Now while leadership courses abound, few offer any measurable increase in skills and none are relevant towards leading a country. And everyone seems to have their own idea as to what constitutes "leadership" - in Alberta, most people feel that business is a great background, as if the country were somehow a corporation that exists to serve shareholders. While some aspects of the metaphor hold up, what generally transpires then is you end up with a government that favors corporations over people, and a fundamental principle of government is "For the people, by the people", not "For the corporations, by the corporations".
Education - degrees in Economics, Drama, Teaching, Political Science - where relevant embraces only a narrow aspect of government, or embraces theory over fact, and where irrelevant serves only to make the leaders a laughingstock.
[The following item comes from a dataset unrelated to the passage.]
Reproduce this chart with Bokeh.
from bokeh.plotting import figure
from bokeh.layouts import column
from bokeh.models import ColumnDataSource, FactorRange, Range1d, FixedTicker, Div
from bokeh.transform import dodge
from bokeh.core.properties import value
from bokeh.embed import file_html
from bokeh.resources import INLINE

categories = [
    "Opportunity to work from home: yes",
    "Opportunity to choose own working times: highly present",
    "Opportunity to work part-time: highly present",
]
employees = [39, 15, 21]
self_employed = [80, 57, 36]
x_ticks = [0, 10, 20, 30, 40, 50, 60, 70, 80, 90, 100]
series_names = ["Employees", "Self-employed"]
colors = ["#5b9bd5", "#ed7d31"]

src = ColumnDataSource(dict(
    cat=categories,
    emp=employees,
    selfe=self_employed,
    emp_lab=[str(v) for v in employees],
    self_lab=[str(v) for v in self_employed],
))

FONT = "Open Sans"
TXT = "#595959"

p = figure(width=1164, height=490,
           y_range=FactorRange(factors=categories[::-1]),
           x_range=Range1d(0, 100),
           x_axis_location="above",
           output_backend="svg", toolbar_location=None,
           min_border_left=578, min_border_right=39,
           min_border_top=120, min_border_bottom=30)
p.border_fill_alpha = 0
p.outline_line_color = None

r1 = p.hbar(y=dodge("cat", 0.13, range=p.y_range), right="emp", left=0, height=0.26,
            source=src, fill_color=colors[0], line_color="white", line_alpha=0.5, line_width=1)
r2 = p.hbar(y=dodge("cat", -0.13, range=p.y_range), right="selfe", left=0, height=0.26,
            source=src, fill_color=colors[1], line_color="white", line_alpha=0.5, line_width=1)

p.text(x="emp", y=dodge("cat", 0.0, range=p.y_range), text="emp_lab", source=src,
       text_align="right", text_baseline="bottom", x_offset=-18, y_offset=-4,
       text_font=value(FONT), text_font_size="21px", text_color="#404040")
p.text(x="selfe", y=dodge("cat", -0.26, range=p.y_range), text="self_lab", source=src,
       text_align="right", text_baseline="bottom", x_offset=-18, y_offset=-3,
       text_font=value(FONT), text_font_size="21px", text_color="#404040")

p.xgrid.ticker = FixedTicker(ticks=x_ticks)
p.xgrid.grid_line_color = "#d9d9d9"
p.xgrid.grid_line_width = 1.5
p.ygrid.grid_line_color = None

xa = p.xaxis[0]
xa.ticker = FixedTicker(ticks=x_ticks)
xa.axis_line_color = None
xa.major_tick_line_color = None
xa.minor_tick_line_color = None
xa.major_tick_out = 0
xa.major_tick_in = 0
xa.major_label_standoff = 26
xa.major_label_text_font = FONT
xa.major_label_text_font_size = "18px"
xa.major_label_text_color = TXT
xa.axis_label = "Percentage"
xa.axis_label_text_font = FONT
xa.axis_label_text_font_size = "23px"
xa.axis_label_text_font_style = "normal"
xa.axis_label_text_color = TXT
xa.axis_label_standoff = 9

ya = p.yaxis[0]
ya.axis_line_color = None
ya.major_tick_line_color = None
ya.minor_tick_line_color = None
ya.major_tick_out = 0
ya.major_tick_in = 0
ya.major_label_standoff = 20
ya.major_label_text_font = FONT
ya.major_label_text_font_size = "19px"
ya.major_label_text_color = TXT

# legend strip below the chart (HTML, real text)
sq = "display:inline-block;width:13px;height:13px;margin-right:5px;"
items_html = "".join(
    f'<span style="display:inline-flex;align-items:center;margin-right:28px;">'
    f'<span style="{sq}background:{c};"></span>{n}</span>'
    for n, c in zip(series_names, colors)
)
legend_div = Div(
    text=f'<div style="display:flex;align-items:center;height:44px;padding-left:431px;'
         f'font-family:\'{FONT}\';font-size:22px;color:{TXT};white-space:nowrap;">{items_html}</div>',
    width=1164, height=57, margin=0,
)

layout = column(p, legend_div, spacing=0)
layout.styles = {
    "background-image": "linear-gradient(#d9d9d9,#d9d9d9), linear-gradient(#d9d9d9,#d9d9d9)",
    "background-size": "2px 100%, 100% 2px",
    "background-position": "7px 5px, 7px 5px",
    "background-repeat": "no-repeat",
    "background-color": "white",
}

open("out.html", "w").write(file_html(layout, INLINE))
So what then, would be an appropriate combination of skills and background, that would serve as a prerequisite for leading the country? Implicitly we like a post-secondary education, a church-going family man (married, with children), it's nice if you speak French (Canada is bilingual, after all), it's swell if you've a successful business background (inspires confidence), but each of these skills on their own and taken together hardly qualify anyone to run a Country.
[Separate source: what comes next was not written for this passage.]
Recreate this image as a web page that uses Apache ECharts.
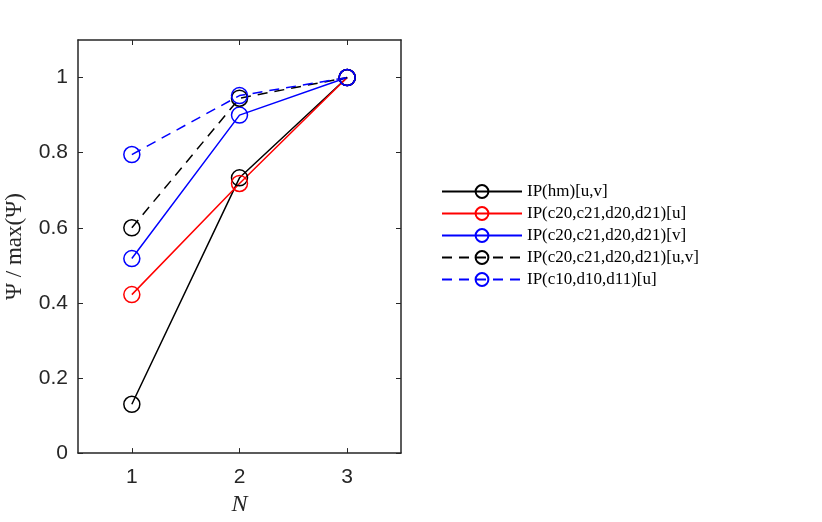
<!DOCTYPE html>
<html><head><meta charset="utf-8">
<script src="https://cdn.jsdelivr.net/npm/echarts@6/dist/echarts.min.js"></script>
<style>html,body{margin:0;padding:0;background:#fff}#c{width:822px;height:522px}</style>
</head><body><div id="c"></div>
<script>
const nValues = [1, 2, 3];
const xTicks = [1, 2, 3];
const yTicks = [0, 0.2, 0.4, 0.6, 0.8, 1];
const seriesNames = ['IP(hm)[u,v]', 'IP(c20,c21,d20,d21)[u]', 'IP(c20,c21,d20,d21)[v]', 'IP(c20,c21,d20,d21)[u,v]', 'IP(c10,d10,d11)[u]'];
const hmUV = [0.13, 0.733, 1];
const c20U = [0.422, 0.718, 1];
const c20V = [0.518, 0.90, 1];
const c20UV = [0.60, 0.945, 1];
const c10U = [0.795, 0.952, 1];
const seriesValues = [hmUV, c20U, c20V, c20UV, c10U];
const colors = ['#000000', '#ff0000', '#0000ff', '#000000', '#0000ff'];
const dashed = [false, false, false, true, true];

const chart = echarts.init(document.getElementById('c'));
const axisLine = {show: true, onZero: false, lineStyle: {color: '#262626', width: 1.5}};
const tick = (vals) => ({show: true, inside: true, length: 5, customValues: vals, lineStyle: {color: '#262626', width: 1}});
chart.setOption({
  animation: false,
  grid: {left: 78, right: 421, top: 40, bottom: 67},
  legend: {
    orient: 'vertical', left: 436, top: 178,
    itemWidth: 80, itemHeight: 16, itemGap: 5,
    textStyle: {fontFamily: 'Liberation Serif', fontSize: 17, color: '#000'},
    data: seriesNames
  },
  xAxis: [
    {
      type: 'value', min: 0.5, max: 3.5, position: 'bottom',
      axisLine: axisLine, axisTick: tick(xTicks), splitLine: {show: false},
      axisLabel: {customValues: xTicks, fontFamily: 'Liberation Sans', fontSize: 21, color: '#262626', margin: 14},
      name: 'N', nameLocation: 'middle', nameGap: 38,
      nameTextStyle: {fontFamily: 'Liberation Serif', fontStyle: 'italic', fontSize: 24, color: '#262626'}
    },
    {
      type: 'value', min: 0.5, max: 3.5, position: 'top',
      axisLine: axisLine, axisTick: tick(xTicks), splitLine: {show: false},
      axisLabel: {show: false}
    }
  ],
  yAxis: [
    {
      type: 'value', min: 0, max: 1.1, position: 'left',
      axisLine: axisLine, axisTick: tick(yTicks), splitLine: {show: false},
      axisLabel: {customValues: yTicks, fontFamily: 'Liberation Sans', fontSize: 21, color: '#262626', margin: 10},
      name: 'Ψ / max(Ψ)', nameLocation: 'middle', nameGap: 52, nameRotate: 90,
      nameTextStyle: {fontFamily: 'Liberation Serif', fontSize: 23, color: '#262626'}
    },
    {
      type: 'value', min: 0, max: 1.1, position: 'right',
      axisLine: axisLine, axisTick: tick(yTicks), splitLine: {show: false},
      axisLabel: {show: false}
    }
  ],
  series: seriesNames.map((name, i) => ({
    name: name, type: 'line',
    data: nValues.map((n, j) => [n, seriesValues[i][j]]),
    symbol: 'circle', symbolSize: 16,
    color: colors[i],
    itemStyle: {color: 'rgba(255,255,255,0)', borderColor: colors[i], borderWidth: 1.5},
    lineStyle: {color: colors[i], width: 1.5, type: dashed[i] ? [10, 7] : 'solid'}
  }))
});
</script></body></html>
But explicitly, what qualifications should we ask for? If we were running a help-wanted ad for Prime Minister, what would be some of the skills and background we'd look for?
Probably someone who had lived a fair number of years both in the East and West of the country, to gain an broad understanding of each of the provinces expectations of government. Too frequently we select leaders that have lived their entire lives in a single province, and govern as if that province were the world. A demonstrable understanding, first-hand, of the global economy, and of the history of the country, a shared determination as to the future of the country, perhaps someone who had financed their own education (because those people who have had their education given to them have a very different view of the world than those who have had to earn it), and perhaps favor candidates who had lived abroad a minimum of X years in countries that differed Q,Y,Z in terms of politics, GDP, etc.
These are just suggestions with a view at making you think: What background would your ideal candidate have? And what prerequisites would you consider imperative for the governance of a Country?